[Start of INFORMATION SUPPLIED]

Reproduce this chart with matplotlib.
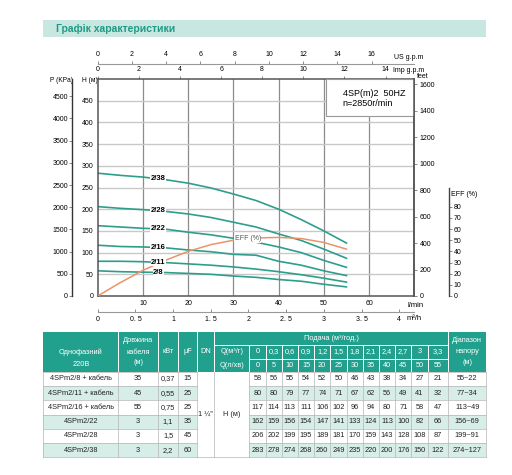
import numpy as np
import matplotlib
matplotlib.use('Agg')
import matplotlib.pyplot as plt
from matplotlib.patches import Rectangle

plt.rcParams['font.family'] = ['Liberation Sans', 'DejaVu Sans']

q_lmin = [0, 5, 10, 15, 20, 25, 30, 35, 40, 45, 50, 55]
q_m3h = ['0', '0,3', '0,6', '0,9', '1,2', '1,5', '1,8', '2,1', '2,4', '2,7', '3', '3,3']
curve_names = ['2/8', '2/11', '2/16', '2/22', '2/28', '2/38']
h_2_8 = [58, 56, 55, 54, 52, 50, 46, 43, 38, 34, 27, 21]
h_2_11 = [80, 80, 79, 77, 74, 71, 67, 62, 56, 49, 41, 32]
h_2_16 = [117, 114, 113, 111, 106, 102, 96, 94, 80, 71, 58, 47]
h_2_22 = [162, 159, 156, 154, 147, 141, 133, 124, 113, 100, 82, 66]
h_2_28 = [206, 202, 199, 195, 189, 181, 170, 159, 143, 128, 108, 87]
h_2_38 = [283, 278, 274, 268, 260, 249, 235, 220, 200, 176, 150, 122]
heads = [h_2_8, h_2_11, h_2_16, h_2_22, h_2_28, h_2_38]
eff = [0, 12, 23, 32, 40, 46, 50, 52, 52.5, 51.5, 48, 42]

models = ['4SPm2/8 + кабель', '4SPm2/11 + кабель', '4SPm2/16 + кабель',
          '4SPm2/22', '4SPm2/28', '4SPm2/38']
cable_len = ['35', '45', '55', '3', '3', '3']
kw = ['0,37', '0,55', '0,75', '1,1', '1,5', '2,2']
uf = ['15', '25', '25', '35', '45', '60']
head_range = ['55~22', '77~34', '113~49', '156~69', '199~91', '274~127']

us_ticks = list(range(0, 17, 2))
imp_ticks = list(range(0, 15, 2))
m3h_ticks = [0, 0.5, 1, 1.5, 2, 2.5, 3, 3.5, 4]
m3h_labels = ['0', '0. 5', '1', '1. 5', '2', '2. 5', '3', '3. 5', '4']

W, H = 512, 475
teal = '#22a08e'
light = '#d6ede8'
line_c = '#2e9e8c'
orange = '#e8956a'


def px(x0, y0, x1, y1):
    return [x0 / W, 1 - y1 / H, (x1 - x0) / W, (y1 - y0) / H]


fig = plt.figure(figsize=(5.12, 4.75), dpi=100)

bg = fig.add_axes([0, 0, 1, 1])
bg.set_xlim(0, W)
bg.set_ylim(H, 0)
bg.axis('off')

# title banner
bg.add_patch(Rectangle((43, 20), 443, 16.7, color='#c9e7e1', lw=0))
bg.text(56, 28.5, 'Графік характеристики', fontsize=7.5, fontweight='bold',
        color='#1e9a87', va='center')

# main chart
L, R, T, B = 97.7, 414.3, 79, 296
ax = fig.add_axes(px(L, T, R, B))
ax.set_xlim(0, 70)
ax.set_ylim(0, 500)
ax.set_xticks(range(10, 70, 10))
ax.set_yticks(range(0, 500, 50))
ax.tick_params(length=0, labelsize=5, pad=3)
for x in range(10, 70, 10):
    ax.axvline(x, color='#8c8c8c', lw=0.9, zorder=1)
for y in range(50, 500, 50):
    ax.axhline(y, color='#c8c8c8', lw=1.0, zorder=1)
for s in ax.spines.values():
    s.set_color('#555555')
    s.set_linewidth(1.1)

for name, h in zip(curve_names, heads):
    ax.plot(q_lmin, h, color=line_c, lw=1.2, zorder=2)

# info box
ax.add_patch(Rectangle((0.72, 0.83), 0.28, 0.17, transform=ax.transAxes,
                       fc='white', ec='#999999', lw=0.8, zorder=3))
ax.text(0.774, 0.934, '4SP(m)2  50HZ', transform=ax.transAxes, fontsize=6.5,
        va='center', zorder=4)
ax.text(0.774, 0.888, 'n=2850r/min', transform=ax.transAxes, fontsize=6.5,
        va='center', zorder=4)

# top Imp gpm axis on the frame
imp = ax.secondary_xaxis('top', functions=(lambda q: q / 4.546, lambda g: g * 4.546))
imp.set_xticks(imp_ticks)
imp.tick_params(length=2.5, width=0.6, labelsize=5, pad=1.5, color='#777777')
imp.spines['top'].set_visible(False)

# feet axis (right)
axf = ax.twinx()
axf.set_ylim(0, 500 * 3.2808)
axf.set_yticks(range(0, 1601, 200))
axf.tick_params(length=2, width=0.6, labelsize=5, pad=2, color='#777777')
for k in ['top', 'left', 'bottom']:
    axf.spines[k].set_visible(False)
axf.spines['right'].set_color('#555555')
axf.spines['right'].set_linewidth(1.1)

# efficiency axis
axe = ax.twinx()
axe.set_ylim(0, 217 / 11.16 * 10)
axe.set_xlim(0, 70)
axe.plot(q_lmin, eff, color=orange, lw=1.1, zorder=2)
for k in ['top', 'left', 'bottom']:
    axe.spines[k].set_visible(False)
axe.spines['right'].set_position(('outward', 34.4 * 0.72))
axe.spines['right'].set_bounds(0, 97)
axe.spines['right'].set_color('#444444')
axe.spines['right'].set_linewidth(1.0)
axe.set_yticks(range(0, 81, 10))
axe.tick_params(length=2, width=0.6, labelsize=5, pad=1.5, color='#777777')

# curve labels on top layer
for name, h in zip(curve_names, heads):
    yv = np.interp(13.4, q_lmin, h)
    axe.text(13.4, yv, name, transform=ax.transData, fontsize=5.5,
             fontweight='bold', ha='center', va='center', zorder=5,
             bbox=dict(fc='white', ec='none', pad=0.3))
axe.text(30.3, np.interp(30.3, q_lmin, eff) * 2.572 + 3, 'EFF (%)',
         transform=ax.transData, fontsize=5, ha='left', va='center',
         color='#555555', zorder=5, bbox=dict(fc='white', ec='none', pad=0.2))

# US gpm axis
axu = fig.add_axes(px(L, 64, R, 65))
axu.set_xlim(0, 70 / 3.785)
axu.set_ylim(0, 1)
axu.patch.set_visible(False)
for k in ['bottom', 'left', 'right']:
    axu.spines[k].set_visible(False)
axu.spines['top'].set_color('#999999')
axu.spines['top'].set_linewidth(0.8)
axu.set_yticks([])
axu.set_xticks(us_ticks)
axu.tick_params(axis='x', top=True, labeltop=True, bottom=False, labelbottom=False,
                length=2.5, width=0.6, labelsize=5, pad=1.5, color='#777777')

# m3/h axis
axm = fig.add_axes(px(L, 311, R, 312))
axm.set_xlim(0, 70 / 16.667)
axm.set_ylim(0, 1)
axm.patch.set_visible(False)
for k in ['top', 'left', 'right']:
    axm.spines[k].set_visible(False)
axm.spines['bottom'].set_color('#999999')
axm.spines['bottom'].set_linewidth(0.8)
axm.set_yticks([])
axm.set_xticks(m3h_ticks)
axm.set_xticklabels(m3h_labels)
axm.tick_params(axis='x', direction='in', length=2.5, width=0.6, labelsize=5,
                pad=3, color='#777777')

# pressure axis
axp = fig.add_axes(px(72.2, T, 73.2, B))
axp.set_ylim(0, 500 * 9.78)
axp.patch.set_visible(False)
for k in ['top', 'bottom', 'right']:
    axp.spines[k].set_visible(False)
axp.spines['left'].set_color('#333333')
axp.spines['left'].set_linewidth(1.0)
axp.set_xticks([])
axp.set_yticks(range(0, 4501, 500))
axp.tick_params(axis='y', length=2, width=0.6, labelsize=5, pad=1, color='#777777')

# axis captions
bg.text(50, 80.5, 'P (KPa)', fontsize=4.8, va='center')
bg.text(82, 80.5, 'H (м)', fontsize=4.8, va='center')
bg.text(417, 77, 'feet', fontsize=5, va='center')
bg.text(394, 57.5, 'US g.p.m', fontsize=5, va='center')
bg.text(393, 71, 'Imp g.p.m', fontsize=5, va='center')
bg.text(407, 305.5, 'l/min', fontsize=5.5, va='center')
bg.text(407, 318, 'm³/h', fontsize=5.5, va='center')
bg.text(451, 194.5, 'EFF (%)', fontsize=5, va='center')

# ---------- table ----------
x_edges = [43.3, 118.3, 157.7, 178.3, 197.3, 214.3, 249.3]
val_edges = [249.3 + 16.2 * i for i in range(12)] + [448.3]
x_right = 486
ty0, ty1, ty2, ty3 = 331.7, 345.3, 358.5, 371.7
rh = 14.27
fs = 5.3

bg.add_patch(Rectangle((x_edges[0], ty0), x_right - x_edges[0], ty3 - ty0, color=teal, lw=0))
for x in x_edges[1:6] + [448.3]:
    bg.plot([x, x], [ty0, ty3], color='white', lw=0.7)
for x in val_edges[:-1]:
    bg.plot([x, x], [ty1, ty3], color='white', lw=0.7)
bg.plot([214.3, 448.3], [ty1, ty1], color='white', lw=0.7)
bg.plot([249.3, 448.3], [ty2, ty2], color='white', lw=0.7)

hc = dict(color='white', fontsize=fs, ha='center', va='center')
bg.text(80.8, 352, 'Однофазний', **hc)
bg.text(80.8, 364.5, '220В', **hc)
bg.text(138, 340.5, 'Довжина', **hc)
bg.text(138, 352, 'кабеля', **hc)
bg.text(138, 362.5, '(м)', **hc)
bg.text(168, 351.7, 'кВт', **hc)
bg.text(187.8, 351.7, 'μF', **hc)
bg.text(205.8, 351.7, 'DN', **hc)
bg.text(231.8, 351.7, 'Q(м³/г)', **hc)
bg.text(231.8, 365.2, 'Q(л/хв)', **hc)
bg.text(331.3, 338.5, 'Подача (м³/год.)', **hc)
bg.text(467.2, 340, 'Діапазон', **hc)
bg.text(467.2, 351.5, 'напору', **hc)
bg.text(467.2, 362.5, '(м)', **hc)
for i in range(12):
    cx = (val_edges[i] + val_edges[i + 1]) / 2
    bg.text(cx, 351.9, q_m3h[i], **hc)
    bg.text(cx, 365.1, str(q_lmin[i]), **hc)

tb = ty3 + 6 * rh
gc = '#b4b4b4'
for r in range(6):
    y0 = ty3 + r * rh
    fc = 'white' if r % 2 == 0 else light
    bg.add_patch(Rectangle((x_edges[0], y0), x_right - x_edges[0], rh, color=fc, lw=0))
bg.add_patch(Rectangle((197.3, ty3), 249.3 - 197.3, tb - ty3, color='white', lw=0))
for r in range(7):
    y = ty3 + r * rh
    bg.plot([x_edges[0], 197.3], [y, y], color=gc, lw=0.5)
    bg.plot([249.3, x_right], [y, y], color=gc, lw=0.5)
bg.plot([197.3, 249.3], [tb, tb], color=gc, lw=0.5)
for x in x_edges + val_edges[1:] + [x_right]:
    bg.plot([x, x], [ty3, tb], color=gc, lw=0.5)

tc = dict(color='#222222', fontsize=fs, ha='center', va='center')
for r in range(6):
    cy = ty3 + (r + 0.5) * rh
    bg.text(80.8, cy, models[r], **tc)
    bg.text(138, cy, cable_len[r], **tc)
    bg.text(168, cy, kw[r], **tc)
    bg.text(187.8, cy, uf[r], **tc)
    for i in range(12):
        cx = (val_edges[i] + val_edges[i + 1]) / 2
        bg.text(cx, cy, str(heads[r][i]), **tc)
    bg.text(467.2, cy, head_range[r], **tc)
bg.text(205.8, (ty3 + tb) / 2, '1 ¼"', **tc)
bg.text(231.8, (ty3 + tb) / 2, 'H (м)', **tc)

fig.savefig('out.png', dpi=100)
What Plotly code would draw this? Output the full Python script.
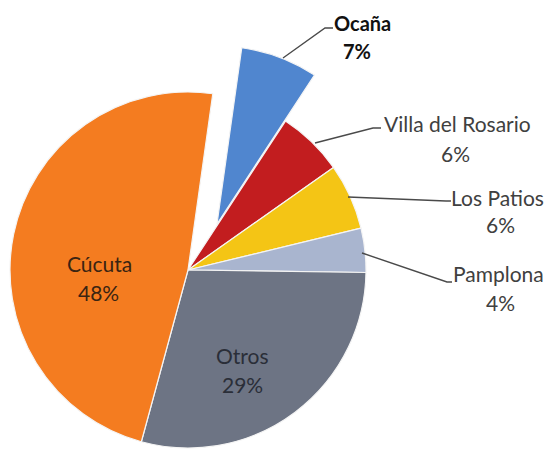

[End of INFORMATION SUPPLIED]

- PROBLEM TO SOLVE: Write out an exact copy of the listing, first line through the line containing "51.5, 48, 42]", with the pictures left out.

- FINAL ANSWER:
Reproduce this chart with matplotlib.
import numpy as np
import matplotlib
matplotlib.use('Agg')
import matplotlib.pyplot as plt
from matplotlib.patches import Rectangle

plt.rcParams['font.family'] = ['Liberation Sans', 'DejaVu Sans']

q_lmin = [0, 5, 10, 15, 20, 25, 30, 35, 40, 45, 50, 55]
q_m3h = ['0', '0,3', '0,6', '0,9', '1,2', '1,5', '1,8', '2,1', '2,4', '2,7', '3', '3,3']
curve_names = ['2/8', '2/11', '2/16', '2/22', '2/28', '2/38']
h_2_8 = [58, 56, 55, 54, 52, 50, 46, 43, 38, 34, 27, 21]
h_2_11 = [80, 80, 79, 77, 74, 71, 67, 62, 56, 49, 41, 32]
h_2_16 = [117, 114, 113, 111, 106, 102, 96, 94, 80, 71, 58, 47]
h_2_22 = [162, 159, 156, 154, 147, 141, 133, 124, 113, 100, 82, 66]
h_2_28 = [206, 202, 199, 195, 189, 181, 170, 159, 143, 128, 108, 87]
h_2_38 = [283, 278, 274, 268, 260, 249, 235, 220, 200, 176, 150, 122]
heads = [h_2_8, h_2_11, h_2_16, h_2_22, h_2_28, h_2_38]
eff = [0, 12, 23, 32, 40, 46, 50, 52, 52.5, 51.5, 48, 42]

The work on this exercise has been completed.